Kang credits four undergraduate students from the Department of Mechanical Engineering who made significant contributions to the project and benefited from rich experiential opportunities:
- Philip Acatrinei shared key material and device integration techniques—particularly in the use of laser-induced graphene and nanocomposite fabrication for advanced sensor platforms.
- Graham Harper studied laser-induced graphene and nanocomposite materials for optoelectronic sensing applications.
- Noemi Lily Umanzor helped to validate the broader versatility and cross-disciplinary potential of the materials and manufacturing approaches developed in the project.
- Diego Enrique Colmenarez performed experimental tasks involving the laser manufacturing and characterization of graphene-based nanocomposites. For his work, Colmenarez received the “Outstanding Project Award” at the College of Engineering and Computing Undergraduate Research Celebration. He also presented the subject at the American Society of Mechanical Engineers Undergraduate Research Symposium on Dynamics, Vibration & Acoustics.
“Our research team has made exciting progress in developing advanced materials for next-generation gas sensors. We’ve created and tested nanocomposites made from laser-induced graphene and metal nanoparticles to improve how sensors respond to light and detect gases like hydrogen and methane. The materials we’ve developed show promising photo response behavior, which is a key step toward building compact, highly sensitive sensors for environmental and industrial use,” explains Kang.

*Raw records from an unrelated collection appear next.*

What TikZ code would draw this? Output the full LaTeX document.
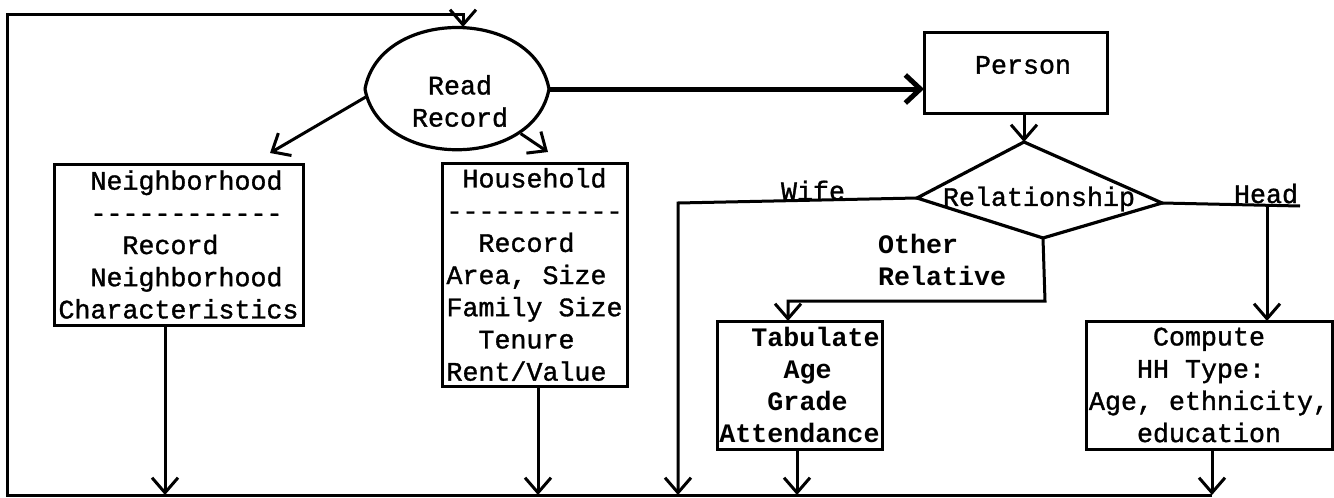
\documentclass[tikz,border=0pt]{standalone}
\usepackage{fontspec}
\setmonofont{Liberation Mono}[UprightFeatures={FakeBold=1.2}]
\usetikzlibrary{arrows.meta,shapes.geometric}
\newcommand\typew{\ttfamily\fontsize{26.67}{32.2}\selectfont}
\begin{document}
\begin{tikzpicture}[x=1pt,y=-1pt,
  every node/.style={inner sep=0pt,outer sep=0pt},
  txt/.style={font=\typew},
  btxt/.style={font=\typew\bfseries, align=left},
  box/.style={draw, line width=3pt, font=\typew, align=left},
  bbox/.style={box, font=\typew\bfseries},
  wire/.style={line width=3pt, line join=miter},
  flow/.style={wire, -{Straight Barb[length=15pt,width=26pt]}},
  heavyflow/.style={line width=5pt, -{Straight Barb[length=15pt,width=28pt]}}]

\useasboundingbox (0,0) rectangle (1334,498);

% boxes
\node[box, minimum width=249pt, minimum height=161pt] (nb) at (178.5,244.5)
  {\hphantom{00}Neighborhood\\\hphantom{00}------------\\\hphantom{0000}Record\\\hphantom{00}Neighborhood\\Characteristics};
\node[box, minimum width=185pt, minimum height=223pt] (hh) at (534.5,274.5)
  {\hphantom{0}Household\\-----------\\\hphantom{00}Record\\Area, Size\\Family Size\\\hphantom{00}Tenure\\Rent/Value};
\node[bbox, minimum width=165pt, minimum height=128pt] (tab) at (799.5,385)
  {\hphantom{00}Tabulate\\\hphantom{0000}Age\\\hphantom{000}Grade\\Attendance};
\node[box, minimum width=246pt, minimum height=128pt] (cp) at (1209,385)
  {\hphantom{0000}Compute\\\hphantom{000}HH Type:\\Age, ethnicity,\\\hphantom{000}education};
\node[draw, line width=3pt, minimum width=183pt, minimum height=81pt] (ps) at (1015.5,72.5) {};
\node[txt] (pslab) at (1023,65) {Person};

% read record
\node[ellipse, minimum width=184pt, minimum height=124pt] (rr) at (457,89) {};
\draw[line width=3.2pt] (rr.west) .. controls +(15,-82) and +(-15,-82) .. (rr.east)
  .. controls +(-15,81) and +(15,81) .. (rr.west);
\node[txt, align=center] (rrlab) at (460,101) {Read\\Record};

% relationship decision
\coordinate (rt) at (1024,142);
\coordinate (rl) at (917,198);
\coordinate (rrt) at (1162,203);
\coordinate (rb) at (1043,238);
\draw[line width=3.2pt, line join=miter] (rt) -- (rrt) -- (rb) -- (rl) -- cycle;
\node[txt] (rellab) at (1039,199) {Relationship};

% routing points
\coordinate (bl) at (7,495);
\coordinate (tl) at (7,14);
\coordinate (wc) at (678,203);
\coordinate (oc) at (1045,301);
\coordinate (hc) at (1267,205);
\coordinate (hend) at (1300,206);
\coordinate (nbin) at (270,153);
\coordinate (hhin) at (548,152);
\path ([xshift=-13.5pt]nb.south) coordinate (nbout)
      ([xshift=3.5pt]hh.south) coordinate (hhout)
      ([xshift=-2.5pt]tab.south) coordinate (tabout)
      ([xshift=3pt]cp.south) coordinate (cpout)
      ([xshift=8.5pt]ps.south) coordinate (psout)
      ([xshift=-11.5pt]tab.north) coordinate (tabin)
      ([xshift=6pt]rr.north) coordinate (rrtop);

% connectors
\draw[flow] (rr.185) -- (nbin);
\draw[flow] (rr.-35) -- (hhin);
\draw[heavyflow] (rr.east) -- (rr.east -| ps.west);
\draw[flow] (psout) -- (rt);
\draw[flow] (rl) -- (wc) -- (wc |- bl);
\draw[flow] (rb) -- (oc) -| (tabin);
\draw[wire] (rrt) -- (hend);
\draw[flow] (hc) -- (hc |- cp.north);
\draw[flow] (nbout) -- (nbout |- bl);
\draw[flow] (hhout) -- (hhout |- bl);
\draw[flow] (tabout) -- (tabout |- bl);
\draw[flow] (cpout) -- (cpout |- bl);
\draw[flow] (cpout |- bl) -- (bl) -- (tl) -| (rrtop);

% branch labels
\node[txt, anchor=base] (wifelab) at (813,200) {Wife};
\node[txt, anchor=base] (headlab) at (1266,203) {Head};
\node[btxt, anchor=west] (othlab) at (878,260) {Other\\Relative};
\end{tikzpicture}
\end{document}
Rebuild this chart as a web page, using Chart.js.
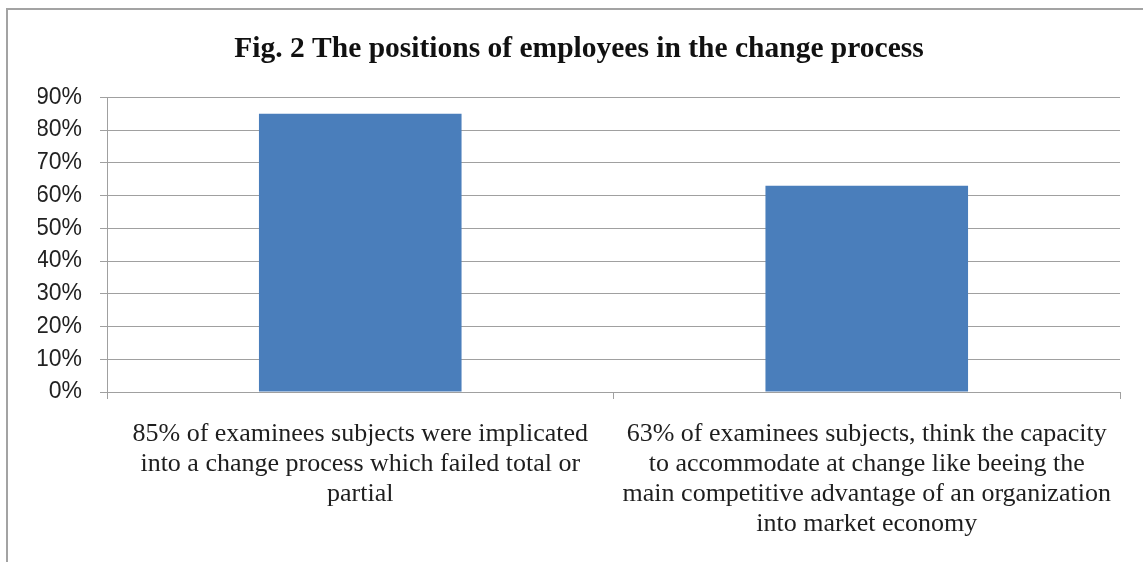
<!DOCTYPE html>
<html>
<head>
<meta charset="utf-8">
<script src="https://cdn.jsdelivr.net/npm/chart.js@4.4.1/dist/chart.umd.min.js"></script>
<style>
  html, body { margin: 0; padding: 0; background: #fff; }
  #wrap { position: relative; width: 1143px; height: 562px; }
  #frame {
    position: absolute; left: 6px; top: 8px; right: 0; bottom: 0;
    border-left: 2px solid #a3a3a3; border-top: 2px solid #a3a3a3;
    pointer-events: none;
  }
  canvas { position: absolute; left: 0; top: 0; }
</style>
</head>
<body>
<div id="wrap">
  <canvas id="chart" width="1143" height="562"></canvas>
  <div id="frame"></div>
</div>
<script>
// chart data
const titleText = "Fig. 2 The positions of employees in the change process";
const categories = [
  ["85% of examinees subjects were implicated", "into a change process which failed total or", "partial"],
  ["63% of examinees subjects, think the capacity", "to accommodate at change like beeing the", "main competitive advantage of an organization", "into market economy"]
];
const values = [85, 63];
const yTicks = [0, 10, 20, 30, 40, 50, 60, 70, 80, 90];

const gridColor = "#a0a0a0";

const ctx = document.getElementById("chart").getContext("2d");
new Chart(ctx, {
  type: "bar",
  data: {
    labels: categories,
    datasets: [{
      data: values,
      backgroundColor: "#4a7ebb",
      borderWidth: 0,
      barPercentage: 0.4,
      categoryPercentage: 1.0
    }]
  },
  options: {
    responsive: false,
    animation: false,
    layout: { padding: { left: 38, right: 23, top: 0, bottom: 0 } },
    plugins: {
      legend: { display: false },
      tooltip: { enabled: false },
      title: {
        display: true,
        text: titleText,
        color: "#111",
        font: { family: "'Liberation Serif', 'Times New Roman', serif", size: 29.5, weight: "bold", lineHeight: 1.2 },
        padding: { top: 32, bottom: 30 }
      }
    },
    scales: {
      x: {
        grid: { drawOnChartArea: false, drawTicks: true, tickLength: 7, color: gridColor, offset: true },
        border: { color: gridColor, width: 1 },
        ticks: {
          autoSkip: false,
          maxRotation: 0,
          padding: 20,
          color: "#1e1e1e",
          font: { family: "'Liberation Serif', 'Times New Roman', serif", size: 26, lineHeight: 1.154 }
        },
        afterFit: (scale) => { scale.height = 170; }
      },
      y: {
        min: 0,
        max: 90,
        afterBuildTicks: (scale) => { scale.ticks = yTicks.map(v => ({ value: v })); },
        grid: { color: gridColor, tickLength: 7, lineWidth: 1 },
        border: { color: gridColor, width: 1 },
        ticks: {
          padding: 18,
          color: "#222",
          font: { family: "'Liberation Sans', Arial, sans-serif", size: 23 },
          callback: (value) => value + "%"
        },
        afterFit: (scale) => { scale.width = 69; }
      }
    }
  }
});
</script>
</body>
</html>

The team has already had two published papers on the project, in the Journal of Materials Chemistry C and Advanced Science. However, Kang sees the 4-VA project as a launching pad for much more; noting, “The funding provided the essential support needed to launch a high-risk, high-reward interdisciplinary research project that might not have been possible through traditional funding channels alone. It enabled a new and productive collaboration between GMU and UVA, bringing together complementary expertise in laser manufacturing and AI-driven material design. The funding also created valuable hands-on research opportunities for undergraduate students. Beyond advancing the technical goals, the support from 4-VA has helped position our team for larger external funding, fostered long-term partnerships, and demonstrated how collaborative, cross-institutional work can drive real innovation.”